Data section:
○ ○ ○ ○ ○ ○ ○
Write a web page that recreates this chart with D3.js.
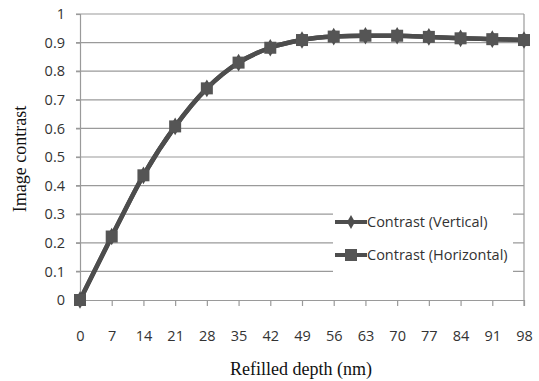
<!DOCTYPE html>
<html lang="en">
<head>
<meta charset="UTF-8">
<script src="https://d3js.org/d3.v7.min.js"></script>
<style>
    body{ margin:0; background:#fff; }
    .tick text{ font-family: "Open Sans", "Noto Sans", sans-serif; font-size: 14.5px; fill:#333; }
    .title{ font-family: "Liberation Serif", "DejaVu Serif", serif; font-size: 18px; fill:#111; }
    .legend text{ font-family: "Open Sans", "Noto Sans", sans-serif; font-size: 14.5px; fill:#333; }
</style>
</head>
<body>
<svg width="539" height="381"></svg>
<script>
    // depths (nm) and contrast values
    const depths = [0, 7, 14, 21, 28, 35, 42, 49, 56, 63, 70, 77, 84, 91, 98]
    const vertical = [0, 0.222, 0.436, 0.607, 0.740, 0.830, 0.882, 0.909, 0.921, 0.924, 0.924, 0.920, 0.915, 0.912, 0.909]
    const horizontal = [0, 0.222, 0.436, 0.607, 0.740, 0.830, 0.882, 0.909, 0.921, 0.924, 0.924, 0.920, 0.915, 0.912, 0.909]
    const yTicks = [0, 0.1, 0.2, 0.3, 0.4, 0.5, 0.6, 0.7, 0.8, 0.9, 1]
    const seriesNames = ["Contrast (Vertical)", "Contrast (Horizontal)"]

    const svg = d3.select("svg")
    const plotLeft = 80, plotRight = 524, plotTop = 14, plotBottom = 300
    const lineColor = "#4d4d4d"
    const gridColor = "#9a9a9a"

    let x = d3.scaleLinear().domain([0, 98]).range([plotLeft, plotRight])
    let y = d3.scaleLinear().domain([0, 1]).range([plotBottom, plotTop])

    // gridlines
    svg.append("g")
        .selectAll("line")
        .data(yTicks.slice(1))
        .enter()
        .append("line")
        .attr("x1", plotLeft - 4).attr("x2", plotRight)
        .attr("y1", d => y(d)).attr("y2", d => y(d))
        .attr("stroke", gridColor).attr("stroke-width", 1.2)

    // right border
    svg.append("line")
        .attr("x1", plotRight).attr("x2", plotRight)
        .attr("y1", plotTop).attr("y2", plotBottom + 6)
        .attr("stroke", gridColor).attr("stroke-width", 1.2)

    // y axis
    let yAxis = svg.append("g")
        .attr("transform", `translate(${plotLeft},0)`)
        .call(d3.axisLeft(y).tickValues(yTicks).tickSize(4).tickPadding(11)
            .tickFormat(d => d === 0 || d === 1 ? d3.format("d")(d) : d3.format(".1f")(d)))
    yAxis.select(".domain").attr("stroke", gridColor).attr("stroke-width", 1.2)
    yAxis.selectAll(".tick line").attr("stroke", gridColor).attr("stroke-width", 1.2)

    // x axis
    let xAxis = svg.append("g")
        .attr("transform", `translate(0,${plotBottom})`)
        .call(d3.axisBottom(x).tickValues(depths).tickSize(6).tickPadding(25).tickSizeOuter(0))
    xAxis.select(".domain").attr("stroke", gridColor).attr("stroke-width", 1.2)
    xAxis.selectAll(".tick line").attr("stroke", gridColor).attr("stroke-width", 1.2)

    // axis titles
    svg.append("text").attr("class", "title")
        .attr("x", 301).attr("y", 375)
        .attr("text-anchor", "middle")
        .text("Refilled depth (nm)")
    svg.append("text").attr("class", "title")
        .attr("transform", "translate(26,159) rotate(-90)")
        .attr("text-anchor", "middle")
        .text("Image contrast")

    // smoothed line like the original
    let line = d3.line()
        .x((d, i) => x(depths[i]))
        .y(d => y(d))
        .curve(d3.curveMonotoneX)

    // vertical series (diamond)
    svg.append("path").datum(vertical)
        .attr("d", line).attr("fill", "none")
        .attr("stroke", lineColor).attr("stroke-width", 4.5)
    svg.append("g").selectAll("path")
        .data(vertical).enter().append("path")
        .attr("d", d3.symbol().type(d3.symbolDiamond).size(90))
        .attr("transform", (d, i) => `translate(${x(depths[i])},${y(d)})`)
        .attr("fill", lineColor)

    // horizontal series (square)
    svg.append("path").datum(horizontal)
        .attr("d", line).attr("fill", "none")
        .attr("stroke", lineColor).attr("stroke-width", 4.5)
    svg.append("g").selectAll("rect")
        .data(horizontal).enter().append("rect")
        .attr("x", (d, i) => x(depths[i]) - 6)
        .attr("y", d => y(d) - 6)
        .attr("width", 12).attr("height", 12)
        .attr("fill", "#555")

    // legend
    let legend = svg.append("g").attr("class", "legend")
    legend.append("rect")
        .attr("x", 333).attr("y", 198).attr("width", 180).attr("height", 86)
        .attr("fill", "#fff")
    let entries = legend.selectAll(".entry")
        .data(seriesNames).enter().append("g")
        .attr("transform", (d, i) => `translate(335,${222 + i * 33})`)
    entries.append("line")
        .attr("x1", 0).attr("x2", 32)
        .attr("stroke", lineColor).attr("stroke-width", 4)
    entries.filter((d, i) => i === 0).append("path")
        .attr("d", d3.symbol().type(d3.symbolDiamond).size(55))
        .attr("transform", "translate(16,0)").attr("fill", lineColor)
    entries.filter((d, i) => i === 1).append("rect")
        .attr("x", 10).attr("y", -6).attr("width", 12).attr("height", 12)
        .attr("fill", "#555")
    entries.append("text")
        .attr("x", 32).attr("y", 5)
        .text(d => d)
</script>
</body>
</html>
○ ○ ○ ○ ○ ○ ○
What you are asked to do:
Go through the listing above and write it all out exactly, leaving out any picture.

Correct response:
Write a web page that recreates this chart with D3.js.
<!DOCTYPE html>
<html lang="en">
<head>
<meta charset="UTF-8">
<script src="https://d3js.org/d3.v7.min.js"></script>
<style>
    body{ margin:0; background:#fff; }
    .tick text{ font-family: "Open Sans", "Noto Sans", sans-serif; font-size: 14.5px; fill:#333; }
    .title{ font-family: "Liberation Serif", "DejaVu Serif", serif; font-size: 18px; fill:#111; }
    .legend text{ font-family: "Open Sans", "Noto Sans", sans-serif; font-size: 14.5px; fill:#333; }
</style>
</head>
<body>
<svg width="539" height="381"></svg>
<script>
    // depths (nm) and contrast values
    const depths = [0, 7, 14, 21, 28, 35, 42, 49, 56, 63, 70, 77, 84, 91, 98]
    const vertical = [0, 0.222, 0.436, 0.607, 0.740, 0.830, 0.882, 0.909, 0.921, 0.924, 0.924, 0.920, 0.915, 0.912, 0.909]
    const horizontal = [0, 0.222, 0.436, 0.607, 0.740, 0.830, 0.882, 0.909, 0.921, 0.924, 0.924, 0.920, 0.915, 0.912, 0.909]
    const yTicks = [0, 0.1, 0.2, 0.3, 0.4, 0.5, 0.6, 0.7, 0.8, 0.9, 1]
    const seriesNames = ["Contrast (Vertical)", "Contrast (Horizontal)"]

    const svg = d3.select("svg")
    const plotLeft = 80, plotRight = 524, plotTop = 14, plotBottom = 300
    const lineColor = "#4d4d4d"
    const gridColor = "#9a9a9a"

    let x = d3.scaleLinear().domain([0, 98]).range([plotLeft, plotRight])
    let y = d3.scaleLinear().domain([0, 1]).range([plotBottom, plotTop])

    // gridlines
    svg.append("g")
        .selectAll("line")
        .data(yTicks.slice(1))
        .enter()
        .append("line")
        .attr("x1", plotLeft - 4).attr("x2", plotRight)
        .attr("y1", d => y(d)).attr("y2", d => y(d))
        .attr("stroke", gridColor).attr("stroke-width", 1.2)

    // right border
    svg.append("line")
        .attr("x1", plotRight).attr("x2", plotRight)
        .attr("y1", plotTop).attr("y2", plotBottom + 6)
        .attr("stroke", gridColor).attr("stroke-width", 1.2)

    // y axis
    let yAxis = svg.append("g")
        .attr("transform", `translate(${plotLeft},0)`)
        .call(d3.axisLeft(y).tickValues(yTicks).tickSize(4).tickPadding(11)
            .tickFormat(d => d === 0 || d === 1 ? d3.format("d")(d) : d3.format(".1f")(d)))
    yAxis.select(".domain").attr("stroke", gridColor).attr("stroke-width", 1.2)
    yAxis.selectAll(".tick line").attr("stroke", gridColor).attr("stroke-width", 1.2)

    // x axis
    let xAxis = svg.append("g")
        .attr("transform", `translate(0,${plotBottom})`)
        .call(d3.axisBottom(x).tickValues(depths).tickSize(6).tickPadding(25).tickSizeOuter(0))
    xAxis.select(".domain").attr("stroke", gridColor).attr("stroke-width", 1.2)
    xAxis.selectAll(".tick line").attr("stroke", gridColor).attr("stroke-width", 1.2)

    // axis titles
    svg.append("text").attr("class", "title")
        .attr("x", 301).attr("y", 375)
        .attr("text-anchor", "middle")
        .text("Refilled depth (nm)")
    svg.append("text").attr("class", "title")
        .attr("transform", "translate(26,159) rotate(-90)")
        .attr("text-anchor", "middle")
        .text("Image contrast")

    // smoothed line like the original
    let line = d3.line()
        .x((d, i) => x(depths[i]))
        .y(d => y(d))
        .curve(d3.curveMonotoneX)

    // vertical series (diamond)
    svg.append("path").datum(vertical)
        .attr("d", line).attr("fill", "none")
        .attr("stroke", lineColor).attr("stroke-width", 4.5)
    svg.append("g").selectAll("path")
        .data(vertical).enter().append("path")
        .attr("d", d3.symbol().type(d3.symbolDiamond).size(90))
        .attr("transform", (d, i) => `translate(${x(depths[i])},${y(d)})`)
        .attr("fill", lineColor)

    // horizontal series (square)
    svg.append("path").datum(horizontal)
        .attr("d", line).attr("fill", "none")
        .attr("stroke", lineColor).attr("stroke-width", 4.5)
    svg.append("g").selectAll("rect")
        .data(horizontal).enter().append("rect")
        .attr("x", (d, i) => x(depths[i]) - 6)
        .attr("y", d => y(d) - 6)
        .attr("width", 12).attr("height", 12)
        .attr("fill", "#555")

    // legend
    let legend = svg.append("g").attr("class", "legend")
    legend.append("rect")
        .attr("x", 333).attr("y", 198).attr("width", 180).attr("height", 86)
        .attr("fill", "#fff")
    let entries = legend.selectAll(".entry")
        .data(seriesNames).enter().append("g")
        .attr("transform", (d, i) => `translate(335,${222 + i * 33})`)
    entries.append("line")
        .attr("x1", 0).attr("x2", 32)
        .attr("stroke", lineColor).attr("stroke-width", 4)
    entries.filter((d, i) => i === 0).append("path")
        .attr("d", d3.symbol().type(d3.symbolDiamond).size(55))
        .attr("transform", "translate(16,0)").attr("fill", lineColor)
    entries.filter((d, i) => i === 1).append("rect")
        .attr("x", 10).attr("y", -6).attr("width", 12).attr("height", 12)
        .attr("fill", "#555")
    entries.append("text")
        .attr("x", 32).attr("y", 5)
        .text(d => d)
</script>
</body>
</html>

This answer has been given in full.